GIVEN TASK:
Begin at the line containing "Rebuild this chart" in the entries below and end at the line containing "import plotly.graph_objects as go"; transcribe that range exactly and nothing outside it.
Begin PROVIDED INFORMATION
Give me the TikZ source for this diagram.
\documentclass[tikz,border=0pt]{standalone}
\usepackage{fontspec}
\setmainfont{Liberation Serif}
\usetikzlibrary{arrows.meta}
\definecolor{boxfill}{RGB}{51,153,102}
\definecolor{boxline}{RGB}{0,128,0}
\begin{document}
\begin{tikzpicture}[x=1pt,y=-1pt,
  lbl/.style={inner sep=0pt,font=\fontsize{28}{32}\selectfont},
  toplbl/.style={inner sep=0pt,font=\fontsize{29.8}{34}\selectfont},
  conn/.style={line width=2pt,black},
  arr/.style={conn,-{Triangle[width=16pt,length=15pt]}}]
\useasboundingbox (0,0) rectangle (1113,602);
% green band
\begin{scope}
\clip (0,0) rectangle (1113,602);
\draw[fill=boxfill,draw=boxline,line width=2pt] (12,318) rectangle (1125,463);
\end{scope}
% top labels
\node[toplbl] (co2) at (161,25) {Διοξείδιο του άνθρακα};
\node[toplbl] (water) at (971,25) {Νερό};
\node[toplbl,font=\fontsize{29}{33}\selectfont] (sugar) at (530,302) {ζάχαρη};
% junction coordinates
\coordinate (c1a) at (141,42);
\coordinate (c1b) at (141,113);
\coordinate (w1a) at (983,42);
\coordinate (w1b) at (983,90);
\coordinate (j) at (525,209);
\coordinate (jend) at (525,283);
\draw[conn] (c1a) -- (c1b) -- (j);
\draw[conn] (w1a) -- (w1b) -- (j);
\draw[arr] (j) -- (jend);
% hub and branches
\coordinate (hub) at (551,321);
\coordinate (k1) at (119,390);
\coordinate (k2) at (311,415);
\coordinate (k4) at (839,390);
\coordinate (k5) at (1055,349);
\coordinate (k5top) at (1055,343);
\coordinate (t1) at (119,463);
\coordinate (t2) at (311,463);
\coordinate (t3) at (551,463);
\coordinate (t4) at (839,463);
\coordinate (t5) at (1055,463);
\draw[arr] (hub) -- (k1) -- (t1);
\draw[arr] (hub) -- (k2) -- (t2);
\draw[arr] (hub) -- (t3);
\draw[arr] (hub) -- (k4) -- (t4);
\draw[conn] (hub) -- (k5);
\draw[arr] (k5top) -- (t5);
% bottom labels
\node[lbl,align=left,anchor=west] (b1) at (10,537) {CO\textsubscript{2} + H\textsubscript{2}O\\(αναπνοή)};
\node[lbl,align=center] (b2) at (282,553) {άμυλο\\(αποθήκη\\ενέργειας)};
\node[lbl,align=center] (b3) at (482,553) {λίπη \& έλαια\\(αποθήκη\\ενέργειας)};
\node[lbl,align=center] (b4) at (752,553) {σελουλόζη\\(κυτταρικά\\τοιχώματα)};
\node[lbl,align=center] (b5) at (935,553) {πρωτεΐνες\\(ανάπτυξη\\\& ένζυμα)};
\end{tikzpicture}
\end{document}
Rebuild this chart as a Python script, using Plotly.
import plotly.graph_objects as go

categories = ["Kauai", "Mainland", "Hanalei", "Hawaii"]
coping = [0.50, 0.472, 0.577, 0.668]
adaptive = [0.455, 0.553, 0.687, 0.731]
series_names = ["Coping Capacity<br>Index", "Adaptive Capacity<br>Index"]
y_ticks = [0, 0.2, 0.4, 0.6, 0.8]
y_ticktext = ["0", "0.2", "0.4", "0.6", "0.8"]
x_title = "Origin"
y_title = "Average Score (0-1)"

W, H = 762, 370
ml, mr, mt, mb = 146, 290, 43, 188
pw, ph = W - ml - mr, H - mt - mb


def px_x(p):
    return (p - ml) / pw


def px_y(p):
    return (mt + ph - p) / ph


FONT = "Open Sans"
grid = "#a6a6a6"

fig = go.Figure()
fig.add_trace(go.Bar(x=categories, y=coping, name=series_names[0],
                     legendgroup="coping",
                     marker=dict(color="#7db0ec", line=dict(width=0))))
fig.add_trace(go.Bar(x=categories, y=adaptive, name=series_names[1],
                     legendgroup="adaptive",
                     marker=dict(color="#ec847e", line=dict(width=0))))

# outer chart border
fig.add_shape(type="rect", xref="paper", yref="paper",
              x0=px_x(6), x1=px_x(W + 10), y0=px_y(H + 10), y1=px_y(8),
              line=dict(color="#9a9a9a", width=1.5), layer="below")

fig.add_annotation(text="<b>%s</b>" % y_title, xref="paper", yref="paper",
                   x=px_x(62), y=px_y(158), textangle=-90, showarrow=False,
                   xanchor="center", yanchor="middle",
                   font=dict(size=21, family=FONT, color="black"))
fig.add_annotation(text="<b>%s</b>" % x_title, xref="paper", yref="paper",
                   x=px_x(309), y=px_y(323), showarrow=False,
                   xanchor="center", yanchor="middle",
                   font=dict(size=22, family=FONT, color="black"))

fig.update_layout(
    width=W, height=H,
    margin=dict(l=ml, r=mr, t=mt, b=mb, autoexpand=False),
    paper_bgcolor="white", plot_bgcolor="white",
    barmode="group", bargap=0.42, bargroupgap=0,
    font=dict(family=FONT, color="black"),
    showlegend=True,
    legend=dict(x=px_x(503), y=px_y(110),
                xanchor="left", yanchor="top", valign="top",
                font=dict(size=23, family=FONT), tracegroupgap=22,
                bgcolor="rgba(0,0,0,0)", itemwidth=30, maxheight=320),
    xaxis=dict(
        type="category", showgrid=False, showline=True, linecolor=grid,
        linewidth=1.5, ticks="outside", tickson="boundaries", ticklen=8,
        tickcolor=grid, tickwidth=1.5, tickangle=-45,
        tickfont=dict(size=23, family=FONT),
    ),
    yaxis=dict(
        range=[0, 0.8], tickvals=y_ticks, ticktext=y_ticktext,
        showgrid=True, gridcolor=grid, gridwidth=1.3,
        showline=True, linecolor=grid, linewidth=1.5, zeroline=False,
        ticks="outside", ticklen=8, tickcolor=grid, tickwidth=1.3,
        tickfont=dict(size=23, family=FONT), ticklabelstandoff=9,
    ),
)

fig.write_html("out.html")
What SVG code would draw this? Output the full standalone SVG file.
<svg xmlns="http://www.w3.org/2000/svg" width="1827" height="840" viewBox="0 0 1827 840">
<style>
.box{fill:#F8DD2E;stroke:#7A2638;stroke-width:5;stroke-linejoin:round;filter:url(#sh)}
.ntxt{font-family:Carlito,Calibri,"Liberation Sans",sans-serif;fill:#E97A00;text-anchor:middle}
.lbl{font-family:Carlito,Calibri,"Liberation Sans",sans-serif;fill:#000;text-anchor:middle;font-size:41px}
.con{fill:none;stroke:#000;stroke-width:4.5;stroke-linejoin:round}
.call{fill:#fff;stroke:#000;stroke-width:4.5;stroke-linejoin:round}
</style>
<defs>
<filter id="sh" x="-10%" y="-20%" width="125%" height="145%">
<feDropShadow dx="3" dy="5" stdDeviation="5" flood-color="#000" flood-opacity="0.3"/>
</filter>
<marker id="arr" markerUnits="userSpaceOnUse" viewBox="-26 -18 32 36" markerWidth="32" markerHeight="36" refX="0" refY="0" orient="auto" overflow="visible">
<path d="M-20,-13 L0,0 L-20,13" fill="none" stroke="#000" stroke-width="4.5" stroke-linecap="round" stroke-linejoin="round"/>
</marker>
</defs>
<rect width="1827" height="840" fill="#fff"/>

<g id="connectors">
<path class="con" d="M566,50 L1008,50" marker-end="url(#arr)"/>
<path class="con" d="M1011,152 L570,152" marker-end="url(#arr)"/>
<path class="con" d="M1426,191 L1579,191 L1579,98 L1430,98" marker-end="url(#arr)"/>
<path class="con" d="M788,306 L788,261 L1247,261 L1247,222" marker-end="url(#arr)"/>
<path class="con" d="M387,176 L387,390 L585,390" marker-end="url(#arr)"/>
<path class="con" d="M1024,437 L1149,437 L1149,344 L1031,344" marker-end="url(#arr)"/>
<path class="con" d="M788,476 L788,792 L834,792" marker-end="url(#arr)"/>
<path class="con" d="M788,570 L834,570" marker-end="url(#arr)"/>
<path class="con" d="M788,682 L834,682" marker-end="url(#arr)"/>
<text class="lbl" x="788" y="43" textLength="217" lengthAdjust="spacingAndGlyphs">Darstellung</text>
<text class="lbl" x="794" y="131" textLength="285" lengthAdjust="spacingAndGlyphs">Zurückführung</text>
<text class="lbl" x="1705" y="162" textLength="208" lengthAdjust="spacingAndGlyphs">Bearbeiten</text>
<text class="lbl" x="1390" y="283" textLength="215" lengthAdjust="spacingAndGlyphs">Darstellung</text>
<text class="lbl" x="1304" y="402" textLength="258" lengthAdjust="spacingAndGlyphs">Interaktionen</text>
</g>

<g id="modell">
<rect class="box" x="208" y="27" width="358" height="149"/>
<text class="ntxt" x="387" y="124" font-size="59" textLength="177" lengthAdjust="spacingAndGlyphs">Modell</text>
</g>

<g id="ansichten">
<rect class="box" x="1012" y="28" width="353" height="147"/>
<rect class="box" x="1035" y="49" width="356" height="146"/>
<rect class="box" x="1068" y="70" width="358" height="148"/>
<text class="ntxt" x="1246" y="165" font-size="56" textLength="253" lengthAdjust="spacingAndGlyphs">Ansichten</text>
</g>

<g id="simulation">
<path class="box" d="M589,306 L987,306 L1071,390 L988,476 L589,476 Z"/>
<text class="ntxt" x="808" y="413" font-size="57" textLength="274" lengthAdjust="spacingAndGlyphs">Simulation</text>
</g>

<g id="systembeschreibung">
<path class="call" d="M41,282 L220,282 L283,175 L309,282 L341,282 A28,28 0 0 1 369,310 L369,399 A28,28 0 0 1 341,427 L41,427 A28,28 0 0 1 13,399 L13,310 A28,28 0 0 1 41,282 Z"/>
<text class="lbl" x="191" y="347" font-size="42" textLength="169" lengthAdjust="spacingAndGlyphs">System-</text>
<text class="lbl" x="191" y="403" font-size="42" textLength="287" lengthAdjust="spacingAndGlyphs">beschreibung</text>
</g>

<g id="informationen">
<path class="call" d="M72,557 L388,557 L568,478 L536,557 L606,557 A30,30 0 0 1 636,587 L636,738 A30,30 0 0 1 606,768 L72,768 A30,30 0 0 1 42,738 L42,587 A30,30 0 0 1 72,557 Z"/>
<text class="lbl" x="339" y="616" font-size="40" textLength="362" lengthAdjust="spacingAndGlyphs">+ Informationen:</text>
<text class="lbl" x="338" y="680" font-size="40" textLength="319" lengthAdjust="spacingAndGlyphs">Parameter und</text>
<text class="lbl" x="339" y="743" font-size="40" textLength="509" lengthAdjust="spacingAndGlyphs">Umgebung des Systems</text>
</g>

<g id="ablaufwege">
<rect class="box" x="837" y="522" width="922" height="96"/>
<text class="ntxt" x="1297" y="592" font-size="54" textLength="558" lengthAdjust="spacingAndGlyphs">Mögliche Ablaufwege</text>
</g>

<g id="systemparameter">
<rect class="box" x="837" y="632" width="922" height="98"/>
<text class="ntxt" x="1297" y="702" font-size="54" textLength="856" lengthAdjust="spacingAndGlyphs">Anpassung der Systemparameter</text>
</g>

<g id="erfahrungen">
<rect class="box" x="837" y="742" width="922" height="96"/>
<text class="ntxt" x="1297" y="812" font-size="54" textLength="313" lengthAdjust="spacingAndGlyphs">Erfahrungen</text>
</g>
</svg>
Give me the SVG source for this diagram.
End PROVIDED INFORMATION
SOLVED PROBLEM:
Rebuild this chart as a Python script, using Plotly.
import plotly.graph_objects as go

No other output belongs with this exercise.